La Exposición Nacional Suiza, celebrada en Ginebra en 1897, fue el marco perfecto para la presentación de este dispositivo que también innovaba en su presentación, pues se vendía en coquetos frascos de vidrio muy similares a las ampolletas médicas. En efecto, su creación se debía a la profunda conexión que existía entre las industrias de la perfumería y de la farmacéutica y se revelaría, rápidamente, como un negocio muy ventajoso.
A pesar de una discreta aceptación en Europa, el lanza-perfume Rodo se expandió hacia Portugal, de donde llegó al Brasil. Sus primeros rastros en aquel país pueden fecharse en 1906. Y desde ese entonces, formó parte de la cultura local. En 1909, la Société Chimique des Usines du Rhône recibió el pedido de 630.000 unidades. Y, en 1913, empezaron a circular imitaciones como el lanza-perfume Geyser o Coty y Vlan –que Chirveches mencionaba en su novela– y luego, productos locales como el Pierrot y el Rigoletto e incluso un perfume bautizado como Flirt.
No solo era su aroma hipnotizante, sino también sus efectos los que aseguraron su éxito. La demanda era tal que, para el comienzo de la Primera Guerra Mundial, la Sociedad Chimique decidió instalarse en Brasil para producir directamente ahí el codiciado Rodo. La estrategia probó ser acertada, pues mientras los laboratorios de Europa sufrían por las penurias de aquellos años, la que había pasado a llamarse Companhia Chimica Rhodia estaba gozando de una salud sin par. En 1927, la empresa rediseñaba sus recipientes, proponiendo al público el Rodo Metálico, que luego se conoció como Rodouro, por su color dorado.

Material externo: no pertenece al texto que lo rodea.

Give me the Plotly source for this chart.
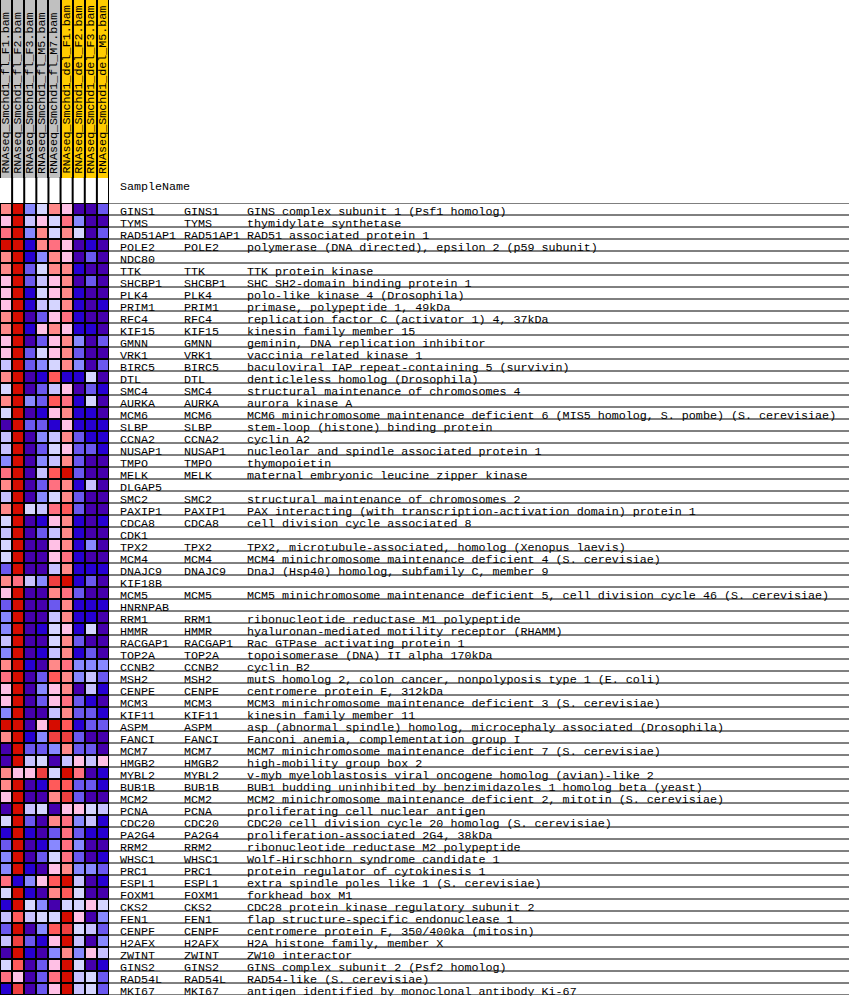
import plotly.graph_objects as go

W, H = 849, 996

samples = ["RNAseq_Smchd1_fl_F1.bam", "RNAseq_Smchd1_fl_F2.bam", "RNAseq_Smchd1_fl_F3.bam",
           "RNAseq_Smchd1_fl_M5.bam", "RNAseq_Smchd1_fl_M7.bam", "RNAseq_Smchd1_del_F1.bam",
           "RNAseq_Smchd1_del_F2.bam", "RNAseq_Smchd1_del_F3.bam", "RNAseq_Smchd1_del_M5.bam"]
sample_group = [0, 0, 0, 0, 0, 1, 1, 1, 1]

genes = ["GINS1", "TYMS", "RAD51AP1", "POLE2", "NDC80", "TTK", "SHCBP1", "PLK4", "PRIM1", "RFC4",
         "KIF15", "GMNN", "VRK1", "BIRC5", "DTL", "SMC4", "AURKA", "MCM6", "SLBP", "CCNA2",
         "NUSAP1", "TMPO", "MELK", "DLGAP5", "SMC2", "PAXIP1", "CDCA8", "CDK1", "TPX2", "MCM4",
         "DNAJC9", "KIF18B", "MCM5", "HNRNPAB", "RRM1", "HMMR", "RACGAP1", "TOP2A", "CCNB2", "MSH2",
         "CENPE", "MCM3", "KIF11", "ASPM", "FANCI", "MCM7", "HMGB2", "MYBL2", "BUB1B", "MCM2",
         "PCNA", "CDC20", "PA2G4", "RRM2", "WHSC1", "PRC1", "ESPL1", "FOXM1", "CKS2", "FEN1",
         "CENPF", "H2AFX", "ZWINT", "GINS2", "RAD54L", "MKI67"]

symbols = ["GINS1", "TYMS", "RAD51AP1", "POLE2", "", "TTK", "SHCBP1", "PLK4", "PRIM1", "RFC4",
           "KIF15", "GMNN", "VRK1", "BIRC5", "DTL", "SMC4", "AURKA", "MCM6", "SLBP", "CCNA2",
           "NUSAP1", "TMPO", "MELK", "", "SMC2", "PAXIP1", "CDCA8", "", "TPX2", "MCM4",
           "DNAJC9", "", "MCM5", "", "RRM1", "HMMR", "RACGAP1", "TOP2A", "CCNB2", "MSH2",
           "CENPE", "MCM3", "KIF11", "ASPM", "FANCI", "MCM7", "HMGB2", "MYBL2", "BUB1B", "MCM2",
           "PCNA", "CDC20", "PA2G4", "RRM2", "WHSC1", "PRC1", "ESPL1", "FOXM1", "CKS2", "FEN1",
           "CENPF", "H2AFX", "ZWINT", "GINS2", "RAD54L", "MKI67"]

descriptions = [
    "GINS complex subunit 1 (Psf1 homolog)",
    "thymidylate synthetase",
    "RAD51 associated protein 1",
    "polymerase (DNA directed), epsilon 2 (p59 subunit)",
    "",
    "TTK protein kinase",
    "SHC SH2-domain binding protein 1",
    "polo-like kinase 4 (Drosophila)",
    "primase, polypeptide 1, 49kDa",
    "replication factor C (activator 1) 4, 37kDa",
    "kinesin family member 15",
    "geminin, DNA replication inhibitor",
    "vaccinia related kinase 1",
    "baculoviral IAP repeat-containing 5 (survivin)",
    "denticleless homolog (Drosophila)",
    "structural maintenance of chromosomes 4",
    "aurora kinase A",
    "MCM6 minichromosome maintenance deficient 6 (MIS5 homolog, S. pombe) (S. cerevisiae)",
    "stem-loop (histone) binding protein",
    "cyclin A2",
    "nucleolar and spindle associated protein 1",
    "thymopoietin",
    "maternal embryonic leucine zipper kinase",
    "",
    "structural maintenance of chromosomes 2",
    "PAX interacting (with transcription-activation domain) protein 1",
    "cell division cycle associated 8",
    "",
    "TPX2, microtubule-associated, homolog (Xenopus laevis)",
    "MCM4 minichromosome maintenance deficient 4 (S. cerevisiae)",
    "DnaJ (Hsp40) homolog, subfamily C, member 9",
    "",
    "MCM5 minichromosome maintenance deficient 5, cell division cycle 46 (S. cerevisiae)",
    "",
    "ribonucleotide reductase M1 polypeptide",
    "hyaluronan-mediated motility receptor (RHAMM)",
    "Rac GTPase activating protein 1",
    "topoisomerase (DNA) II alpha 170kDa",
    "cyclin B2",
    "mutS homolog 2, colon cancer, nonpolyposis type 1 (E. coli)",
    "centromere protein E, 312kDa",
    "MCM3 minichromosome maintenance deficient 3 (S. cerevisiae)",
    "kinesin family member 11",
    "asp (abnormal spindle) homolog, microcephaly associated (Drosophila)",
    "Fanconi anemia, complementation group I",
    "MCM7 minichromosome maintenance deficient 7 (S. cerevisiae)",
    "high-mobility group box 2",
    "v-myb myeloblastosis viral oncogene homolog (avian)-like 2",
    "BUB1 budding uninhibited by benzimidazoles 1 homolog beta (yeast)",
    "MCM2 minichromosome maintenance deficient 2, mitotin (S. cerevisiae)",
    "proliferating cell nuclear antigen",
    "CDC20 cell division cycle 20 homolog (S. cerevisiae)",
    "proliferation-associated 2G4, 38kDa",
    "ribonucleotide reductase M2 polypeptide",
    "Wolf-Hirschhorn syndrome candidate 1",
    "protein regulator of cytokinesis 1",
    "extra spindle poles like 1 (S. cerevisiae)",
    "forkhead box M1",
    "CDC28 protein kinase regulatory subunit 2",
    "flap structure-specific endonuclease 1",
    "centromere protein F, 350/400ka (mitosin)",
    "H2A histone family, member X",
    "ZW10 interactor",
    "GINS complex subunit 2 (Psf2 homolog)",
    "RAD54-like (S. cerevisiae)",
    "antigen identified by monoclonal antibody Ki-67",
]

# expression level bins (0 = lowest/blue ... 11 = highest/red)
levels = [
    [7, 11, 3, 5, 7, 6, 0, 0, 2],
    [6, 11, 4, 6, 5, 8, 3, 0, 0],
    [8, 11, 3, 7, 5, 7, 5, 0, 2],
    [11, 11, 1, 7, 8, 6, 0, 1, 0],
    [7, 11, 1, 3, 7, 6, 0, 2, 0],
    [7, 11, 2, 5, 7, 7, 1, 0, 0],
    [6, 11, 2, 4, 6, 7, 0, 2, 0],
    [6, 11, 1, 5, 6, 7, 1, 0, 0],
    [6, 11, 1, 4, 5, 7, 1, 0, 1],
    [7, 11, 0, 2, 6, 8, 1, 0, 0],
    [7, 11, 1, 6, 7, 6, 1, 1, 0],
    [6, 11, 0, 2, 6, 7, 3, 0, 2],
    [6, 11, 2, 5, 6, 7, 2, 0, 0],
    [4, 11, 2, 3, 5, 7, 3, 0, 2],
    [7, 11, 0, 1, 9, 1, 1, 5, 0],
    [5, 11, 0, 2, 4, 6, 0, 2, 1],
    [7, 11, 3, 2, 9, 8, 1, 5, 0],
    [5, 11, 0, 1, 6, 7, 1, 1, 0],
    [0, 11, 2, 2, 1, 6, 1, 1, 1],
    [4, 11, 0, 3, 4, 7, 2, 1, 1],
    [4, 11, 0, 2, 5, 6, 2, 2, 1],
    [3, 11, 0, 3, 4, 7, 2, 0, 0],
    [8, 11, 0, 4, 9, 11, 2, 0, 0],
    [7, 11, 0, 2, 8, 7, 1, 4, 0],
    [4, 11, 0, 3, 5, 7, 2, 0, 0],
    [7, 11, 5, 4, 8, 9, 2, 0, 0],
    [5, 11, 0, 1, 6, 7, 1, 0, 1],
    [4, 11, 0, 2, 4, 7, 1, 0, 0],
    [5, 11, 0, 0, 6, 7, 1, 3, 0],
    [5, 11, 0, 0, 6, 8, 1, 0, 0],
    [2, 11, 0, 0, 4, 7, 1, 1, 1],
    [7, 8, 4, 3, 10, 11, 1, 2, 0],
    [6, 11, 0, 0, 7, 8, 2, 0, 0],
    [2, 11, 0, 0, 2, 7, 1, 1, 1],
    [3, 11, 0, 0, 4, 7, 1, 1, 0],
    [3, 11, 0, 1, 5, 6, 1, 5, 0],
    [4, 11, 0, 0, 5, 7, 2, 0, 0],
    [3, 11, 0, 1, 4, 7, 1, 2, 0],
    [7, 11, 1, 0, 7, 8, 3, 3, 3],
    [8, 11, 0, 2, 9, 7, 3, 4, 2],
    [6, 11, 0, 3, 6, 7, 0, 4, 1],
    [6, 11, 0, 2, 6, 8, 2, 1, 0],
    [3, 11, 0, 0, 4, 7, 2, 2, 1],
    [11, 11, 0, 6, 11, 9, 1, 2, 2],
    [7, 11, 1, 3, 10, 10, 2, 0, 0],
    [0, 11, 2, 2, 3, 7, 2, 2, 0],
    [0, 11, 4, 5, 0, 4, 6, 4, 6],
    [7, 6, 6, 10, 5, 11, 8, 0, 1],
    [7, 11, 0, 1, 9, 9, 2, 2, 1],
    [6, 11, 0, 0, 7, 10, 2, 0, 0],
    [0, 11, 4, 5, 0, 6, 6, 5, 4],
    [5, 11, 2, 0, 7, 8, 3, 4, 1],
    [1, 11, 1, 0, 2, 8, 2, 1, 1],
    [2, 11, 0, 1, 3, 8, 3, 0, 0],
    [3, 11, 0, 2, 5, 8, 2, 0, 1],
    [3, 11, 1, 0, 6, 7, 3, 3, 2],
    [8, 1, 3, 6, 9, 11, 4, 0, 1],
    [5, 11, 1, 0, 7, 9, 5, 0, 0],
    [1, 11, 5, 3, 0, 5, 5, 6, 5],
    [4, 9, 4, 5, 5, 11, 6, 0, 3],
    [2, 11, 0, 3, 9, 10, 5, 4, 2],
    [4, 10, 2, 1, 6, 11, 4, 0, 3],
    [0, 11, 1, 0, 3, 7, 3, 6, 4],
    [5, 9, 0, 2, 6, 11, 5, 0, 1],
    [8, 6, 0, 2, 8, 11, 4, 5, 2],
    [1, 10, 0, 2, 6, 11, 4, 5, 2],
]

palette = ["#4500AD", "#2700D1", "#6B58EF", "#8888FF", "#C7C1FF", "#D5D5FF",
           "#FFC0E5", "#FF8989", "#FF7080", "#FF5A5A", "#EF4040", "#D60C00"]
n = len(palette)
cscale = []
for k, c in enumerate(palette):
    cscale.append([k / n, c])
    cscale.append([(k + 1) / n, c])

FONT = "Liberation Mono"
FS = 11.7

def px_x(p):
    return p / W

def px_y(p):
    return 1 - p / H

nrow, ncol = len(genes), len(samples)

fig = go.Figure()

fig.add_trace(go.Heatmap(
    z=levels, x=samples, y=genes, colorscale=cscale, zmin=-0.5, zmax=n - 0.5,
    xgap=2, ygap=2, showscale=False, hoverinfo="skip", xaxis="x", yaxis="y"))

fig.add_trace(go.Heatmap(
    z=[sample_group], x=samples, y=["group"],
    colorscale=[[0, "#C0C0C0"], [1, "#FFCC00"]], zmin=0, zmax=1,
    xgap=2, ygap=0, showscale=False, hoverinfo="skip", xaxis="x2", yaxis="y2"))

hx0, hx1 = 0, 109
fig.update_layout(
    width=W, height=H, margin=dict(l=0, r=0, t=0, b=0),
    paper_bgcolor="white", plot_bgcolor="black", showlegend=False,
    xaxis=dict(domain=[px_x(hx0), px_x(hx1)], visible=False, fixedrange=True,
               range=[-0.5, ncol - 0.5]),
    yaxis=dict(domain=[px_y(995), px_y(203)], visible=False, fixedrange=True,
               range=[nrow - 0.5, -0.5]),
    xaxis2=dict(domain=[px_x(hx0), px_x(hx1)], visible=False, anchor="y2", fixedrange=True,
                range=[-0.5, ncol - 0.5]),
    yaxis2=dict(domain=[px_y(178), 1], visible=False, anchor="x2", fixedrange=True,
                range=[-0.5, 0.5]),
)

shapes = []
# column separators in the white strip between header and rows
for j in range(ncol):
    shapes.append(dict(type="line", xref="x2", yref="paper", x0=j + 0.5, x1=j + 0.5,
                       y0=px_y(204), y1=px_y(177), line=dict(color="black", width=2)))
# row lines
for i in range(nrow + 1):
    shapes.append(dict(type="line", xref="paper", yref="y", x0=px_x(108), x1=1,
                       y0=i - 0.5, y1=i - 0.5, line=dict(color="black", width=1)))
fig.update_layout(shapes=shapes)

ann = []
for j, s in enumerate(samples):
    ann.append(dict(text=s, xref="x2", yref="paper", x=s, y=px_y(176), xanchor="center",
                    yanchor="bottom", textangle=-90, showarrow=False,
                    font=dict(family=FONT, size=FS, color="black")))

ann.append(dict(text="SampleName", xref="paper", yref="paper", x=px_x(118), y=px_y(187),
                xanchor="left", yanchor="middle", showarrow=False,
                font=dict(family=FONT, size=FS, color="black")))

cols = [(118, genes), (182, symbols), (245, descriptions)]
for x0, arr in cols:
    for i, t in enumerate(arr):
        if not t:
            continue
        ann.append(dict(text=t, xref="paper", yref="y", x=px_x(x0), y=genes[i],
                        xanchor="left", yanchor="middle", yshift=-3, showarrow=False,
                        font=dict(family=FONT, size=FS, color="black")))
fig.update_layout(annotations=ann)

fig.write_html("out.html", config={"displayModeBar": False},
               post_script="document.body.style.margin='0';document.body.style.overflow='hidden';")
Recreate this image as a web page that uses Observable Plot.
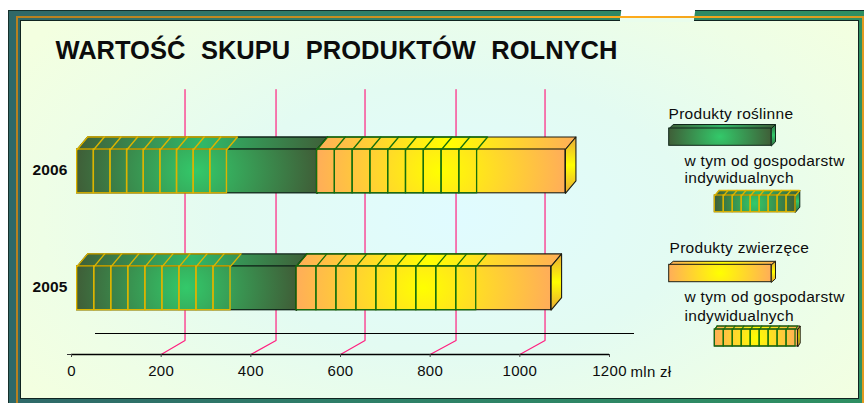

Sin embargo, al mismo tiempo comenzaron a dispararse las señales de alarma. De esta forma, durante el Carnaval de 1929, en la revista ilustrada O Cruzeiro aparecía una larga denuncia sobre los peligros de esta sustancia, así como sobre su consumo abusivo en las fiestas cariocas. El texto, que estaba firmado con el eventual pseudónimo de Mendes Fradique (una alteración del heterónimo de Eça de Queirós), proponía una comparación satírica entre los gastos empleados en la adquisición de lanzaperfumes para la ciudad y los costes, por ejemplo, de nuevos buses públicos, de un rascacielos de doce pisos o de la operación de apendicitis para un millón de pacientes. Según el autor anónimo, haciendo cuentas, en tres días se consumía tanto cloruro de etilo como para abastecer a los hospitales de Río de Janeiro con anestesia para treinta años. Además, el Brasil era el único lugar en el mundo que empleaba de esta manera el famoso anestésico perfumado, aunque, de acuerdo al columnista, este uso era el heredero de los tradicionales limão-de-cheiro que solían lanzarse durante los juegos y festejos de Carnaval, también llamados entrudos.
A pesar de una creciente oposición, el lanza-perfume continuó siendo parte del patrimonio carnavalesco brasilero: fue recién prohibido en la década de 1960 y, finalmente, erradicado de forma oficial por el Gobierno militar del dictador Humberto Castelo Branco (1964-1967). No obstante, su venta se tornó rápidamente clandestina y, aún hoy, constituye un profundo problema de salud pública oculto tras el disfraz de un inquietante y engañoso aroma de Carnaval.